Britain has huge demand for decent housing and a huge supply of unused land where people want to live. The productive use of this land is prevented by planning constraints in much of Britain, raising the price of housing far above that in other, more enlightened, countries. Test one is therefore whether political parties have the courage to suggest borrowing money, using compulsory purchase orders to buy developable land and ensure the growth in the supply of housing rises to levels last seen in the 1970s.

Although rightwing think-tanks and homeless charities have suggested such policies, none of the parties comes anywhere close. The Conservatives deserve a particular place in the hall of shame for their proposal to have a special additional inheritance tax allowance for the family home. This would complicate the tax system further and provide a strong incentive for older people with inadequate income to tie up cash in large cold houses.

The second test is whether the next government will allow a new runway at Heathrow Airport.
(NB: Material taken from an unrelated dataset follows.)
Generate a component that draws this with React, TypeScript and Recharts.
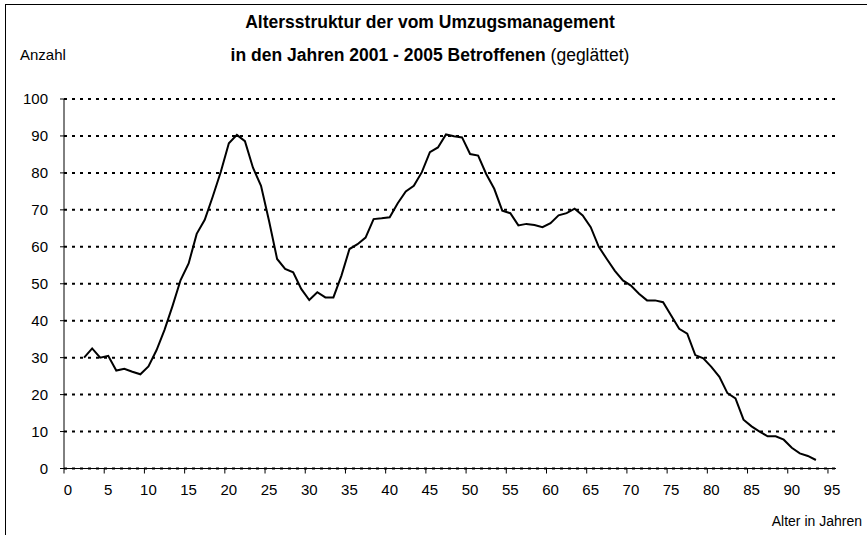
import React from 'react';
import { LineChart, Line, XAxis, YAxis, CartesianGrid } from 'recharts';

const ages = [
  2, 3, 4, 5, 6, 7, 8, 9, 10, 11, 12, 13, 14, 15, 16, 17, 18, 19, 20, 21,
  22, 23, 24, 25, 26, 27, 28, 29, 30, 31, 32, 33, 34, 35, 36, 37, 38, 39, 40, 41,
  42, 43, 44, 45, 46, 47, 48, 49, 50, 51, 52, 53, 54, 55, 56, 57, 58, 59, 60, 61,
  62, 63, 64, 65, 66, 67, 68, 69, 70, 71, 72, 73, 74, 75, 76, 77, 78, 79, 80, 81,
  82, 83, 84, 85, 86, 87, 88, 89, 90, 91, 92, 93,
];

const anzahl = [
  30, 32.5, 30, 30.5, 26.5, 27, 26.2, 25.5, 27.6, 32, 37.5, 44, 51, 55.5, 63.5, 67.3, 73.6, 80.3, 88, 90.3,
  88.6, 81.4, 76.5, 67, 56.7, 54, 53.1, 48.6, 45.6, 47.7, 46.3, 46.3, 52.2, 59.4, 60.7, 62.5, 67.5, 67.7, 68, 71.8,
  75, 76.5, 80.2, 85.6, 86.9, 90.4, 89.9, 89.6, 85.1, 84.7, 79.7, 75.7, 69.8, 69.1, 65.8, 66.2, 65.9, 65.3, 66.4, 68.5,
  69.1, 70.3, 68.5, 65.3, 60, 56.7, 53.5, 50.9, 49.5, 47.3, 45.5, 45.5, 45, 41.4, 37.8, 36.5, 30.7, 29.8, 27.5, 24.8,
  20.4, 19, 13.2, 11.4, 10, 8.7, 8.7, 7.8, 5.6, 4.1, 3.4, 2.3,
];

const xTicks = [0, 5, 10, 15, 20, 25, 30, 35, 40, 45, 50, 55, 60, 65, 70, 75, 80, 85, 90, 95];
const yTicks = [0, 10, 20, 30, 40, 50, 60, 70, 80, 90, 100];

const titleLine1 = 'Altersstruktur der vom Umzugsmanagement';
const titleLine2Bold = 'in den Jahren 2001 - 2005 Betroffenen';
const titleLine2Normal = ' (geglättet)';
const yLabel = 'Anzahl';
const xLabel = 'Alter in Jahren';

// category centers sit half a year to the right of the category boundary
const data = ages.map((a, i) => ({ pos: a + 0.5, value: anzahl[i] }));

const FONT = 'Arial, "Liberation Sans", sans-serif';

const XTick = (props: any) => {
  const { x, y, payload } = props;
  return (
    <text x={x + 4} y={y} dy="0.71em" textAnchor="middle" fontSize={15} fontFamily={FONT} fill="#000">
      {payload.value}
    </text>
  );
};

export default function App() {
  return (
    <div style={{ position: 'absolute', left: 0, top: 0, width: 867, height: 535, background: '#fff', overflow: 'hidden', fontFamily: FONT }}>
      <div style={{ position: 'absolute', left: 5, top: 4, width: 900, height: 600, borderLeft: '1px solid #000', borderTop: '1px solid #000' }} />
      <div style={{ position: 'absolute', left: 0, width: 860, top: 11, textAlign: 'center', fontSize: 17.5, fontWeight: 'bold', lineHeight: '22px', color: '#000' }}>
        {titleLine1}
      </div>
      <div style={{ position: 'absolute', left: 0, width: 860, top: 44, textAlign: 'center', fontSize: 17.5, lineHeight: '22px', color: '#000' }}>
        <span style={{ fontWeight: 'bold' }}>{titleLine2Bold}</span>
        <span>{titleLine2Normal}</span>
      </div>
      <div style={{ position: 'absolute', left: 20, top: 45, fontSize: 15, lineHeight: '20px', color: '#000' }}>{yLabel}</div>
      <div style={{ position: 'absolute', right: 5, top: 511, fontSize: 14, lineHeight: '20px', color: '#000' }}>{xLabel}</div>
      <div style={{ position: 'absolute', left: 0, top: 0 }}>
        <LineChart width={867} height={535} data={data} margin={{ top: 99, right: 31, bottom: 36.5, left: 0 }}>
          <CartesianGrid vertical={false} stroke="#000" strokeWidth={2} strokeDasharray="3 5" />
          <XAxis
            type="number"
            dataKey="pos"
            domain={[0, 96]}
            ticks={xTicks}
            interval={0}
            height={30}
            tickSize={5}
            tickMargin={11}
            axisLine={{ stroke: '#000', strokeWidth: 1 }}
            tickLine={{ stroke: '#000', strokeWidth: 1 }}
            tick={<XTick />}
            allowDataOverflow
          />
          <YAxis
            type="number"
            domain={[0, 100]}
            ticks={yTicks}
            interval={0}
            width={64}
            tickSize={4}
            tickMargin={12}
            axisLine={{ stroke: '#000', strokeWidth: 1 }}
            tickLine={{ stroke: '#000', strokeWidth: 1 }}
            tick={{ fill: '#000', fontSize: 15, fontFamily: FONT }}
          />
          <Line
            type="linear"
            dataKey="value"
            stroke="#000"
            strokeWidth={2}
            dot={false}
            isAnimationActive={false}
          />
        </LineChart>
      </div>
    </div>
  );
}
Runway capacity in southeast England is constrained, and properly regulated airport expansion is an easy way to guarantee growth. Again, none of the parties have such a commitment in their manifestos.

The Conservatives have committed merely to "respond" to the independent Airports Commission, which will report soon after the election. Here, Labour deserves a special booby prize. It promises to set up an independent National Infrastructure Commission, similar to the Airports Commission but more wide-ranging, to take the politics out of big projects. Then, two paragraphs later, it refuses to be bound by the Airports Commission's proposals. The Liberal Democrats, who have adopted a holier-than-thou attitude to the economy, are even worse. They pledge at once to "consider" the Commission's proposals and to ignore them, being opposed in principle to new runways.

A third test is whether politicians propose to simplify taxation. Regardless of the level of taxes, clearer and simpler structures encourage people to get on with productive work rather than wasting time trying to arrange their affairs in a way that minimises the tax they pay.

But none of the parties are in any mood to seek fiscal simplicity. Money is so tight that small tax lollipops are the order of the day, financed by wheezes to collect more money from rich and poor people in complicated ways.

These three tests on productivity should be difficult for any prospective government to flunk. They are Britain's really low-hanging fruit. But the manifestos fail badly.

Although our political leaders talk a lot about improving the economy, when you scratch the surface, it becomes clear that they prefer to pander to vested interests.